* **DIRECTION**: Below are entries. Pull out all lines containing "this".

* **Source code of charts**:
========================
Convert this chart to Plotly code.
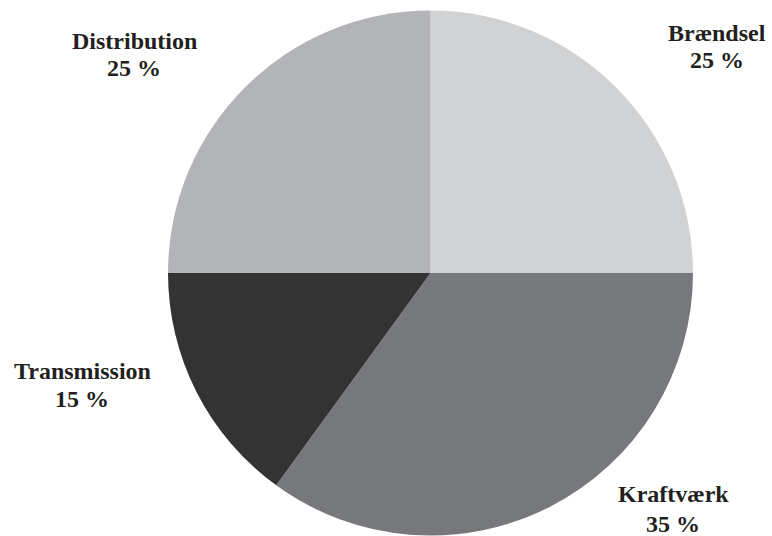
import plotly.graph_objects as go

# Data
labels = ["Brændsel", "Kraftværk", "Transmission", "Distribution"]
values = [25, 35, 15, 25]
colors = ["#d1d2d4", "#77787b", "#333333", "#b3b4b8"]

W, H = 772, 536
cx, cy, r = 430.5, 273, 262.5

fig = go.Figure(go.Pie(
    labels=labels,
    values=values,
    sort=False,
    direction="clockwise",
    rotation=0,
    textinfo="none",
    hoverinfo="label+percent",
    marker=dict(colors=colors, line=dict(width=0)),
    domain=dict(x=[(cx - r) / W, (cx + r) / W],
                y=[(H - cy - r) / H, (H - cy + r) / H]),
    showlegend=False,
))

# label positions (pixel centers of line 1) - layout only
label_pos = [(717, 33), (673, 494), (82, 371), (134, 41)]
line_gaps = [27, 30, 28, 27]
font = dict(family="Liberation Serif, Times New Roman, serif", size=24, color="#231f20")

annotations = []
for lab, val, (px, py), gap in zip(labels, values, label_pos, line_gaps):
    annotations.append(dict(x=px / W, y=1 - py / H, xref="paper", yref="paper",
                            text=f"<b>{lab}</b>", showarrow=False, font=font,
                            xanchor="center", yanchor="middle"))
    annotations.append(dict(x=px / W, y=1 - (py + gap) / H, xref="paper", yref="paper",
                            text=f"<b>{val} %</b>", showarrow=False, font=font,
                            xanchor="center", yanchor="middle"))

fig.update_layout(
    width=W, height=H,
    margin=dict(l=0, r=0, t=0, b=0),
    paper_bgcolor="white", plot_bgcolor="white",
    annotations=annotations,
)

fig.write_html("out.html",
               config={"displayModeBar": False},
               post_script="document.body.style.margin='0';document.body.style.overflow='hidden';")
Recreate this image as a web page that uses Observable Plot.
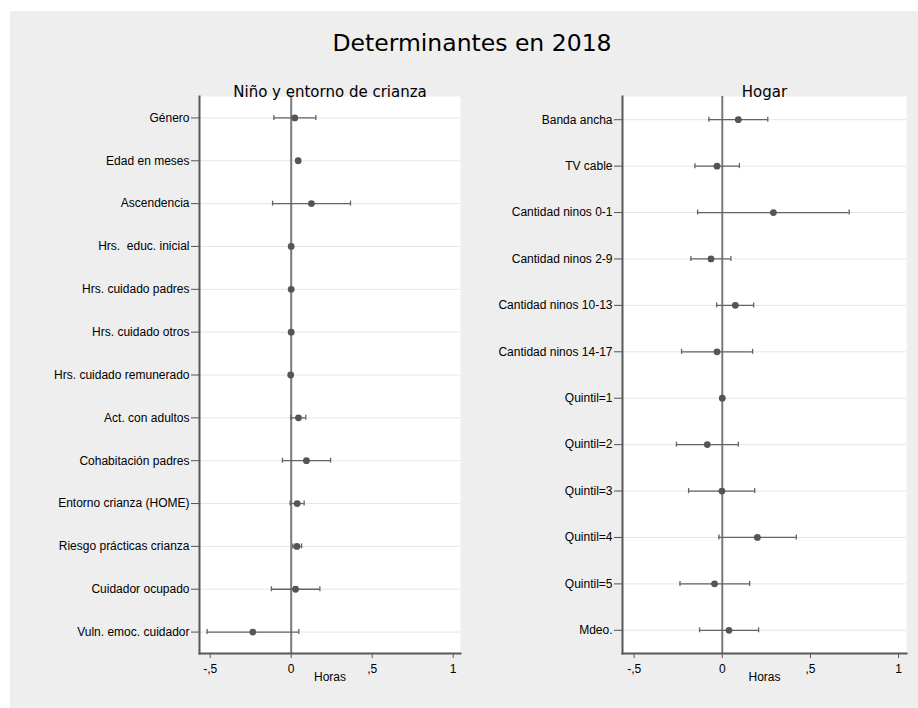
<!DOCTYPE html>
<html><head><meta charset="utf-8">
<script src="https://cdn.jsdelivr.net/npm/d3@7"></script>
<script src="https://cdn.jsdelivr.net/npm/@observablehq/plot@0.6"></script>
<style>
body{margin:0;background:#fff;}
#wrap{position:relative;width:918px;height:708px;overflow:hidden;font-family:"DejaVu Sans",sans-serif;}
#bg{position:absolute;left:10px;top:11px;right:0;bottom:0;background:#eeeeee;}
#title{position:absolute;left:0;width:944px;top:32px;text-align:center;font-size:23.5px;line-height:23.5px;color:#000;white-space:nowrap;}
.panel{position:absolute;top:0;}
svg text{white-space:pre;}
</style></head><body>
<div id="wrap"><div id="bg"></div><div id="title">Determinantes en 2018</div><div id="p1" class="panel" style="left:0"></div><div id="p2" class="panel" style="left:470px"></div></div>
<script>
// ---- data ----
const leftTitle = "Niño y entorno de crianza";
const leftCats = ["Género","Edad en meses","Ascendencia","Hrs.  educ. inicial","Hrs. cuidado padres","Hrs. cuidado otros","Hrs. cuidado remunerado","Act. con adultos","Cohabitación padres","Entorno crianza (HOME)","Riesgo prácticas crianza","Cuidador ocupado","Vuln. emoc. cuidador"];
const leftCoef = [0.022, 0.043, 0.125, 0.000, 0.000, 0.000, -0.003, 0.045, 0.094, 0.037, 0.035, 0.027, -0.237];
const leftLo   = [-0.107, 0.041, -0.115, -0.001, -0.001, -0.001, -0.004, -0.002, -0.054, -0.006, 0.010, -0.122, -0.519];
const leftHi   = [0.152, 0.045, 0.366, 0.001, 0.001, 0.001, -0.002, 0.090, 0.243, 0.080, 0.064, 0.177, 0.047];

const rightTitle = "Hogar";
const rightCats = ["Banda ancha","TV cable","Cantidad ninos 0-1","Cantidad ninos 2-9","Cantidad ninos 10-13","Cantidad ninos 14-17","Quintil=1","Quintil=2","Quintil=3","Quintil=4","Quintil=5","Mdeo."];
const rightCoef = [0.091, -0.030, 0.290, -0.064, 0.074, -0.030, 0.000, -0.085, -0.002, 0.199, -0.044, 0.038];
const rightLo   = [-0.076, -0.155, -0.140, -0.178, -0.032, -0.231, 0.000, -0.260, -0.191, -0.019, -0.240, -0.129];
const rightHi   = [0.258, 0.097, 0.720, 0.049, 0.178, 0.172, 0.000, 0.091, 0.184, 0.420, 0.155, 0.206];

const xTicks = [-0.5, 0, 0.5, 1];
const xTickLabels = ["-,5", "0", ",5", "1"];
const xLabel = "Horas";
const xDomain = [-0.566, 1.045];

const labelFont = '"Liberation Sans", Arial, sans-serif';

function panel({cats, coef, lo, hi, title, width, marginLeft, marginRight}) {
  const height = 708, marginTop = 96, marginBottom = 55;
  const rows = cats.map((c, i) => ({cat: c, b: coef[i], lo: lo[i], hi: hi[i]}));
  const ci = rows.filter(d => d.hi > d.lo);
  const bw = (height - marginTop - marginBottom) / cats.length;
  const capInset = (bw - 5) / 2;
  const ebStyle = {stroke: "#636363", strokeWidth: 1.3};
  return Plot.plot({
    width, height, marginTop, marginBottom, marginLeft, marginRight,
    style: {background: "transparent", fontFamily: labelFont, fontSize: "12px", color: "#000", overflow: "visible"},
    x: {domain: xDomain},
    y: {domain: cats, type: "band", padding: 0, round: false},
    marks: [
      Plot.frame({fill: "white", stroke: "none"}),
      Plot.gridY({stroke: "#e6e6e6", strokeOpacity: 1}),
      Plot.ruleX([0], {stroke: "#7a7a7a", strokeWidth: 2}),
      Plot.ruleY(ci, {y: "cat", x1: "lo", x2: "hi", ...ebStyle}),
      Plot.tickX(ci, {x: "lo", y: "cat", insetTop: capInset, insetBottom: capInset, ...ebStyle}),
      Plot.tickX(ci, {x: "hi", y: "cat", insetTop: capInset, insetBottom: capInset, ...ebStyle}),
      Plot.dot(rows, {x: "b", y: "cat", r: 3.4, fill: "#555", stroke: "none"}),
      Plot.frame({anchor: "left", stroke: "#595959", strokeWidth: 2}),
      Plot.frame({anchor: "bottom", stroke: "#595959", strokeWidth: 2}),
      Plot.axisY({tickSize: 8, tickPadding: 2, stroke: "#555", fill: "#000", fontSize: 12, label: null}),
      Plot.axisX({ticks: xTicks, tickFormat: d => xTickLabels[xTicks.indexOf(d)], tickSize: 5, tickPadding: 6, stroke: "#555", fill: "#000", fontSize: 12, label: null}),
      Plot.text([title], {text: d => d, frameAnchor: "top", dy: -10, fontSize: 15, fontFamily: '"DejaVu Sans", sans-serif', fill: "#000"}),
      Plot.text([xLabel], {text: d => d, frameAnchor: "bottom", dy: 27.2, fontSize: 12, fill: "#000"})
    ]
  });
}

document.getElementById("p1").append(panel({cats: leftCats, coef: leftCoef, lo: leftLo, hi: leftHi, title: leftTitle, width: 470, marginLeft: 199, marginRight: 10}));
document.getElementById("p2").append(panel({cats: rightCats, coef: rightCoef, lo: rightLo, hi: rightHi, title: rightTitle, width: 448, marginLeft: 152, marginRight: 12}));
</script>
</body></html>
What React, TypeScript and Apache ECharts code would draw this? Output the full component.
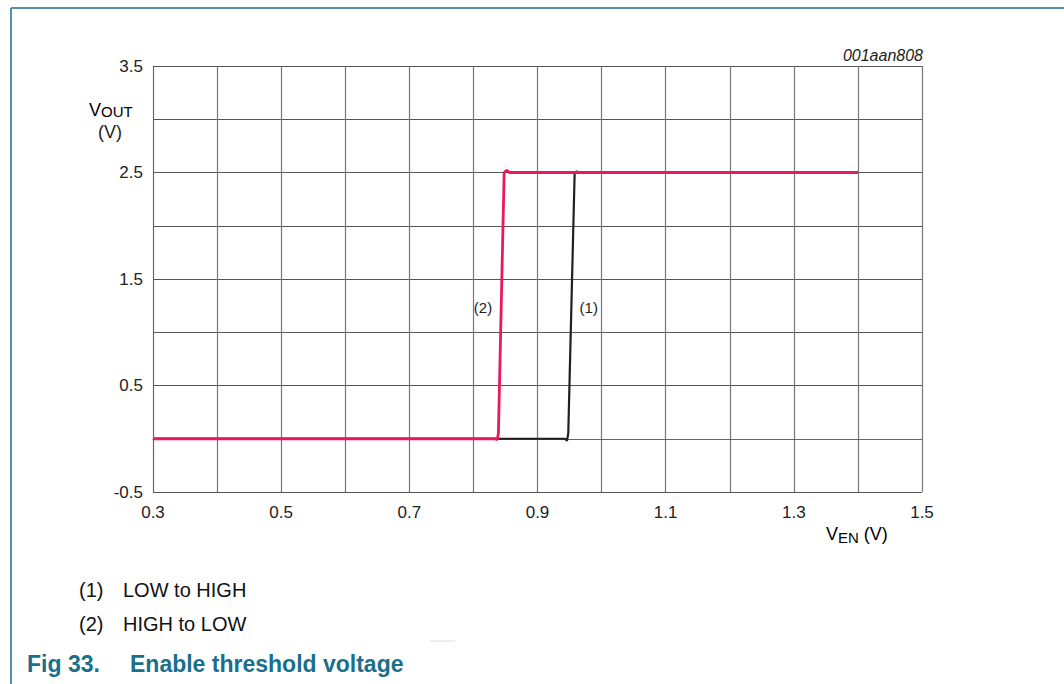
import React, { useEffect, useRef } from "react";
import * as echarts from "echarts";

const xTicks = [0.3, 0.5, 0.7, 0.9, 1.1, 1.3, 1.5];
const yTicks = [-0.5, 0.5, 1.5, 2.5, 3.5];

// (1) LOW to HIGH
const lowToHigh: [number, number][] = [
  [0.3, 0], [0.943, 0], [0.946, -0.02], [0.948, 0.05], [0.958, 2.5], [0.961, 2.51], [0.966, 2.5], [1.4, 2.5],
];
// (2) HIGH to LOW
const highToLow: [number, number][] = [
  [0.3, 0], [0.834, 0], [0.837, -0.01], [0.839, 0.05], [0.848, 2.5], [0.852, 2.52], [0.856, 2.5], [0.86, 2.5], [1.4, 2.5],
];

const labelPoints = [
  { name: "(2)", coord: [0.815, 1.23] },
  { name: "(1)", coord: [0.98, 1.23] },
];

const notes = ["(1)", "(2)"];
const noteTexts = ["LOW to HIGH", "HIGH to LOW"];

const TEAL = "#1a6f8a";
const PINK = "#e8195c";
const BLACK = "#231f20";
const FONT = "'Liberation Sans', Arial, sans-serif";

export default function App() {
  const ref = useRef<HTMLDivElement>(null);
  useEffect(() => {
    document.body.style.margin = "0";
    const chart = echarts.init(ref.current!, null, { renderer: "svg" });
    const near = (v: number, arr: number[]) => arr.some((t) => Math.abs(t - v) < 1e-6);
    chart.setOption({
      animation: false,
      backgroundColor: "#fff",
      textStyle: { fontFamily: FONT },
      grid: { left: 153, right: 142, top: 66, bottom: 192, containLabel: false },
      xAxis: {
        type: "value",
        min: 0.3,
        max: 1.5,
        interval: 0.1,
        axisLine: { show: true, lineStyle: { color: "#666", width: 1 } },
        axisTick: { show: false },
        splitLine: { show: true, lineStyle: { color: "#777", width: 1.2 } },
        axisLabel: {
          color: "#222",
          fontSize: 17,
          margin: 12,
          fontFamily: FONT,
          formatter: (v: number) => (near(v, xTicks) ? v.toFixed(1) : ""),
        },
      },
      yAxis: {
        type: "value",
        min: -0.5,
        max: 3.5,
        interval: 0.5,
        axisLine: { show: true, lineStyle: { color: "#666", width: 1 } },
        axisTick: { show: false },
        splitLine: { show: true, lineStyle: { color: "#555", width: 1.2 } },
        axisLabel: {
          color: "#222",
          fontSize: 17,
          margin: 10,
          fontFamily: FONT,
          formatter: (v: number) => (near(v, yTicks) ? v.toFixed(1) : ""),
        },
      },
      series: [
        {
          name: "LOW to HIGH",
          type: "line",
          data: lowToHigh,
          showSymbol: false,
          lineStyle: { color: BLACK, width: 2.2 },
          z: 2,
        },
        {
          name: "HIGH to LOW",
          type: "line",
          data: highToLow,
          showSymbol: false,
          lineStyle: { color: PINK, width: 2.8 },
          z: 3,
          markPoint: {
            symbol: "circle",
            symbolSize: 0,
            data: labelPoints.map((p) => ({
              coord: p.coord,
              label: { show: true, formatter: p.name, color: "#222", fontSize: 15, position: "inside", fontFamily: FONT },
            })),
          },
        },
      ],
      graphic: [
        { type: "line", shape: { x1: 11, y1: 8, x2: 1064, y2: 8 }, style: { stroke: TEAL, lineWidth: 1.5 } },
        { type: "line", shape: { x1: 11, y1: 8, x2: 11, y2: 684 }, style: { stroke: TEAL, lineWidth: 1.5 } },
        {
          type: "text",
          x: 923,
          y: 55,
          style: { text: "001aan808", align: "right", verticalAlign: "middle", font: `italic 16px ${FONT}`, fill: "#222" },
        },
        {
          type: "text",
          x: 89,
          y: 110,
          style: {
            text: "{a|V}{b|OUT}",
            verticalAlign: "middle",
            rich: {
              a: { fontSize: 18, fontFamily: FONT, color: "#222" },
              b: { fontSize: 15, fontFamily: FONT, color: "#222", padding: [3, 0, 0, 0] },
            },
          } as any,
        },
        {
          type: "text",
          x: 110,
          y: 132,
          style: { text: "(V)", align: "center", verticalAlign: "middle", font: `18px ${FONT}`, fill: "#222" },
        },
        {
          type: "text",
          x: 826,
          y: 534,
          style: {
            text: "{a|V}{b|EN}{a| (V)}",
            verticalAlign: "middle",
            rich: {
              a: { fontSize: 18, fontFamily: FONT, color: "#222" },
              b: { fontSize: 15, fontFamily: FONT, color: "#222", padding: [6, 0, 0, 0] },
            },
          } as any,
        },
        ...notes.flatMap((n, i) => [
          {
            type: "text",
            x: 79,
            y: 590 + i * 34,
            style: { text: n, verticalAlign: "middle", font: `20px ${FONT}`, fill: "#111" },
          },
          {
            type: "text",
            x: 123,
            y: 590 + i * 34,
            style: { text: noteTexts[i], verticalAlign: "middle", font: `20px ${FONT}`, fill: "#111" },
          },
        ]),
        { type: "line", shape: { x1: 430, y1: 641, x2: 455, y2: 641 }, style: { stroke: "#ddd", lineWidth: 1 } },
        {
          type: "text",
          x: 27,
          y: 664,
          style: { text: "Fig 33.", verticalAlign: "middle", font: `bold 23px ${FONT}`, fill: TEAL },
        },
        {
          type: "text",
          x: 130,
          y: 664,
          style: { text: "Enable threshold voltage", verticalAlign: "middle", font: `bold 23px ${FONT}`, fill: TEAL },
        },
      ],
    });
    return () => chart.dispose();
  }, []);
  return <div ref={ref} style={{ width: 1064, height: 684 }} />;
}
========================
* **TASK ANSWER**:
Convert this chart to Plotly code.
Recreate this image as a web page that uses Observable Plot.
What React, TypeScript and Apache ECharts code would draw this? Output the full component.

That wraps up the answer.